Короленко работал тогда над произведением «Судный день (Йом Кипур). Малороссийская сказка» (1891). И его взгляд на иудеев был сродни позиции русского философа Владимира Соловьёва (1853-1900), считавшего, что еврейский вопрос в России не решён как христианский вопрос и что по отношению к евреям российская культура не проявила себя как культура христианская. Что до литературной традиции, то в русской классике превалировала тенденция окарикатуривания евреев: ходульно-театральны отвратительный жид Соломон из «Скупого рыцаря» (1830) и «презренный еврей» из стихотворения «Чёрная шаль» Александра Пушкина; «продувной» Янкель и «ликующее описание погрома» в «Тарасе Бульбе» (1835) Николая Гоголя; не говоря уже о шпионе Гиршеле из «Жида» (1846) Ивана Тургенева и каторжанине, сосланном за убийство, Исае Фомиче Бумштейне из «Записок из мёртвого дома» (1861) Фёдора Достоевского и др. [между прочим, одним из первых произведений последнего была несохранившаяся драма «Жид Янкель» (1844)]. Только при Короленко русская литература о евреях «сменила свои вехи» и повернула на новый путь, или, лучше сказать, свернула с ложного пути, и писатели стали руководствоваться стремлением к правде-инстине и правде-справедливости. Короленко называли «нравственным гением». По словам публициста Соломона Вермеля (1860-1940), «его душа, как человека, его сердце принадлежало всем национальностям, всему человечеству, ибо она одинаково сильно и громко отзывалась на горе и страдания и русского Макара, и заброшенного в тундре якута, и тёмного вотяка, и румына с Дуная, и бедного еврея Янкеля, и всех людей вообще, чей только стон и крик о помощи доходил до него».
Литератор Александр Новиков (1861-1913), ревностный поборник еврейского равноправия, автор брошюры «Наши братья» (1906), в своём биографическом очерке о Когане «Единственная повесть Каценбогена» (1903) сообщает, что будто бы русский писатель (читай: Короленко), восхищённый его произведением, сам пожаловал к больному автору: «Я пришёл сказать вам: не бойтесь… ваше место в литературе не пропадёт, не пропадёт оно и в рядах лучшего еврейства.
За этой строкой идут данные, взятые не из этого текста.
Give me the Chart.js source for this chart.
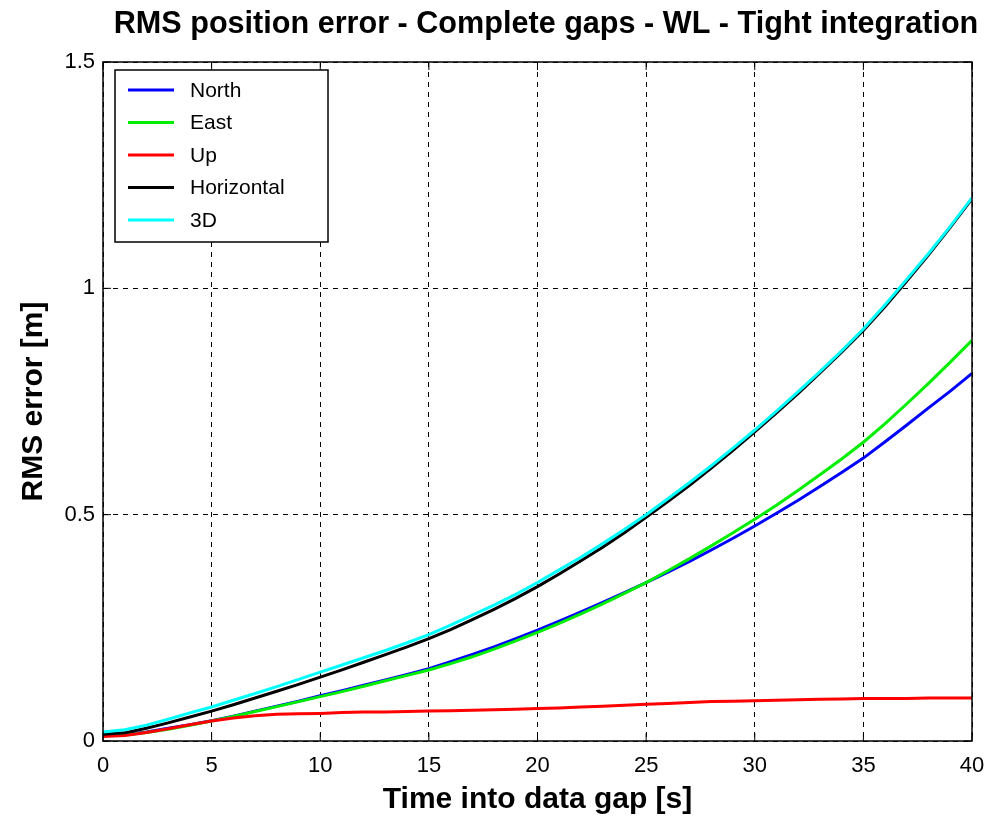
<!DOCTYPE html>
<html>
<head>
<meta charset="utf-8">
<script src="https://cdn.jsdelivr.net/npm/chart.js@4/dist/chart.umd.min.js"></script>
<style>
  html, body { margin: 0; padding: 0; background: #fff; }
  #wrap { width: 990px; height: 823px; }
</style>
</head>
<body>
<div id="wrap"><canvas id="rms-Chart"></canvas></div>
<script>
// time into data gap [s]
const times = [0,1,2,3,4,5,6,7,8,9,10,11,12,13,14,15,16,17,18,19,20,
  21,22,23,24,25,26,27,28,29,30,31,32,33,34,35,36,37,38,39,40];

const north = [0.012,0.014,0.020,0.028,0.036,0.045,0.055,0.066,0.077,0.088,0.100,
  0.111,0.123,0.135,0.147,0.160,0.175,0.191,0.208,0.226,0.245,
  0.265,0.285,0.306,0.328,0.350,0.373,0.397,0.422,0.448,0.475,
  0.503,0.532,0.562,0.593,0.625,0.661,0.698,0.736,0.773,0.812];

const east = [0.012,0.013,0.019,0.026,0.035,0.044,0.054,0.065,0.076,0.087,0.098,
  0.109,0.121,0.133,0.145,0.157,0.171,0.186,0.203,0.221,0.240,
  0.260,0.281,0.303,0.326,0.350,0.376,0.403,0.431,0.460,0.490,
  0.521,0.554,0.588,0.623,0.660,0.701,0.745,0.790,0.837,0.885];

const up = [0.010,0.012,0.019,0.027,0.036,0.044,0.051,0.056,0.059,0.060,0.061,
  0.063,0.064,0.064,0.065,0.066,0.067,0.068,0.069,0.070,0.072,
  0.073,0.075,0.077,0.079,0.081,0.083,0.085,0.087,0.088,0.089,
  0.090,0.091,0.092,0.093,0.094,0.094,0.094,0.095,0.095,0.095];

const horizontal = [0.015,0.018,0.028,0.040,0.053,0.066,0.080,0.095,0.110,0.125,0.141,
  0.157,0.174,0.191,0.208,0.226,0.246,0.268,0.291,0.315,0.341,
  0.369,0.398,0.428,0.460,0.494,0.529,0.565,0.603,0.642,0.683,
  0.725,0.768,0.813,0.859,0.907,0.960,1.016,1.074,1.135,1.198];

const threeD = [0.020,0.025,0.035,0.048,0.062,0.075,0.090,0.105,0.120,0.136,0.152,
  0.168,0.184,0.200,0.217,0.235,0.256,0.278,0.300,0.324,0.350,
  0.378,0.406,0.436,0.467,0.500,0.535,0.571,0.608,0.647,0.687,
  0.729,0.772,0.816,0.862,0.910,0.964,1.020,1.077,1.137,1.200];

const xTicks = [0,5,10,15,20,25,30,35,40];
const yTicks = [0,0.5,1,1.5];
const chartTitle = "RMS position error - Complete gaps - WL - Tight integration";

const toPoints = (ys) => times.map((t, i) => ({ x: t, y: ys[i] }));
const FONT = "'Liberation Sans', Arial, sans-serif";

// タイトル・枠・内向き目盛り・凡例を描くプラグイン
const framePlugin = {
  id: "frame",
  beforeDraw(chart) {
    const { ctx } = chart;
    ctx.save();
    ctx.font = "bold 30.6px " + FONT;
    ctx.fillStyle = "#000";
    ctx.textAlign = "center";
    ctx.textBaseline = "alphabetic";
    ctx.fillText(chartTitle, 546, 33);
    ctx.restore();
  },
  afterDatasetsDraw(chart) {
    const { ctx, chartArea: { left, right, top, bottom }, scales: { x, y } } = chart;
    ctx.save();
    ctx.strokeStyle = "#000";
    ctx.lineWidth = 1.5;
    ctx.strokeRect(left, top, right - left, bottom - top);
    ctx.lineWidth = 1;
    ctx.beginPath();
    xTicks.forEach((v) => {
      const px = x.getPixelForValue(v);
      ctx.moveTo(px, bottom); ctx.lineTo(px, bottom - 8);
      ctx.moveTo(px, top); ctx.lineTo(px, top + 8);
    });
    yTicks.forEach((v) => {
      const py = y.getPixelForValue(v);
      ctx.moveTo(left, py); ctx.lineTo(left + 8, py);
      ctx.moveTo(right, py); ctx.lineTo(right - 8, py);
    });
    ctx.stroke();

    // 凡例
    const bx = left + 12, by = top + 8, bw = 213, bh = 172;
    ctx.fillStyle = "#fff";
    ctx.fillRect(bx, by, bw, bh);
    ctx.lineWidth = 1.5;
    ctx.strokeRect(bx, by, bw, bh);
    ctx.font = "21px " + FONT;
    ctx.textBaseline = "middle";
    chart.data.datasets.forEach((ds, i) => {
      const ly = by + 20 + i * 32.5;
      ctx.strokeStyle = ds.borderColor;
      ctx.lineWidth = 3;
      ctx.beginPath();
      ctx.moveTo(bx + 13, ly); ctx.lineTo(bx + 59, ly);
      ctx.stroke();
      ctx.fillStyle = "#000";
      ctx.fillText(ds.label, bx + 75, ly + 1);
    });
    ctx.restore();
  },
};

new Chart(document.getElementById("rms-Chart"), {
  type: "line",
  data: {
    datasets: [
      { label: "North", data: toPoints(north), borderColor: "#0000ff", order: 5 },
      { label: "East", data: toPoints(east), borderColor: "#00ee00", order: 4 },
      { label: "Up", data: toPoints(up), borderColor: "#ff0000", order: 3 },
      { label: "Horizontal", data: toPoints(horizontal), borderColor: "#000000", order: 2 },
      { label: "3D", data: toPoints(threeD), borderColor: "#00ffff", order: 1 },
    ].map((d) => ({ ...d, borderWidth: 3, pointRadius: 0, tension: 0, fill: false })),
  },
  options: {
    responsive: true,
    maintainAspectRatio: false,
    animation: false,
    layout: { padding: { top: 62, right: 18, bottom: 0, left: 0 } },
    plugins: {
      legend: { display: false },
      tooltip: { enabled: false },
      title: { display: false },
    },
    scales: {
      x: {
        type: "linear",
        min: 0,
        max: 40,
        afterBuildTicks: (axis) => { axis.ticks = xTicks.map((v) => ({ value: v })); },
        afterFit: (axis) => {
          axis.height = 82;
          axis.paddingLeft = 0;
          axis.paddingRight = 0;
        },
        grid: { color: "#000", lineWidth: 1, drawTicks: false },
        border: { display: false, dash: [5, 5] },
        ticks: {
          color: "#000",
          padding: 12,
          maxRotation: 0,
          font: { family: FONT, size: 22 },
        },
        title: {
          display: true,
          text: "Time into data gap [s]",
          color: "#000",
          padding: { top: 0, bottom: 5 },
          font: { family: FONT, size: 30, weight: "bold" },
        },
      },
      y: {
        type: "linear",
        min: 0,
        max: 1.5,
        afterBuildTicks: (axis) => { axis.ticks = yTicks.map((v) => ({ value: v })); },
        afterFit: (axis) => {
          axis.width = 103;
          axis.paddingTop = 0;
          axis.paddingBottom = 0;
        },
        grid: { color: "#000", lineWidth: 1, drawTicks: false },
        border: { display: false, dash: [5, 5] },
        ticks: {
          color: "#000",
          padding: 8,
          callback: (v) => String(v),
          font: { family: FONT, size: 22 },
        },
        title: {
          display: true,
          text: "RMS error [m]",
          color: "#000",
          padding: { top: 16, bottom: 10 },
          font: { family: FONT, size: 30, weight: "bold" },
        },
      },
    },
  },
  plugins: [framePlugin],
});
</script>
</body>
</html>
Если бы ваши типы мне казались деланными, я бы вас не стал будить ночью, чтобы расцеловать вас».
На самом деле, до встречи с Короленко писать о еврействе Нохум и не помышлял, хотя во время их беседы так ярко и вдохновенно рассказывал о местечковых типах, что Короленко посоветовал ему сочинить об этом повесть и даже обещал свою помощь и содействие в её публикации. В эпоху Александра III, отнюдь не вегетарианскую для евреев, услышать такое, да ещё от русского писателя, было крайне неожиданным, так что Нохумом, по его словам, овладели «страх, неуверенность в себе»: «Боюсь я, Владимир Галактионович, по нынешнему времени писать о евреях». Но Короленко настойчиво убеждал его в важности темы. «Я пишу из еврейского быта, – напишет ему позднее благодарный Коган, – и Вы виноваты в том, что из еврейского. Я в первый раз видел, что он (быт) может вызвать интерес в лучших людях, Вы мне это подсказали… Я себя чудно чувствую при одном даже воспоминании, что меня, жида, заставил писать из родного быта хохол». Он размышлял о людском братстве, о всечеловеческой отзывчивости писателя: «Вдумываясь в моего Шлёмку, я, дерзая на фантазию, непременно вижу его рядом с Вами, Вы играете ему на бандуре, чтобы облегчить ему путь зимой в Калиш… Автор “Макара” и “Соколинца” понимает, что значит травля, и, проникая музыкальным ухом напевы людских страданий, наверное, ничего не имеет против идеала – видеть “бродягу” Макара и Шлёмку не плачущими, а в объятиях друг друга».
Написание Коганом повести заняло более полутора лет. То был напряжённый и вместе с тем радостный и вдохновенный труд. «Ему казалось, – сообщает биограф, – что он растёт всё выше и выше, что голос у него делается всё громче и что наконец его становится слышно во всех странах земного шара, где живут и страдают евреи… Его герои превратились во всемирных учителей-исполинов… Ему стало несказанно хорошо». Не только о славе и желании помочь единоверцам пёкся автор – повесть стала для него абсолютно ценной и как будто зажила самостоятельной жизнью.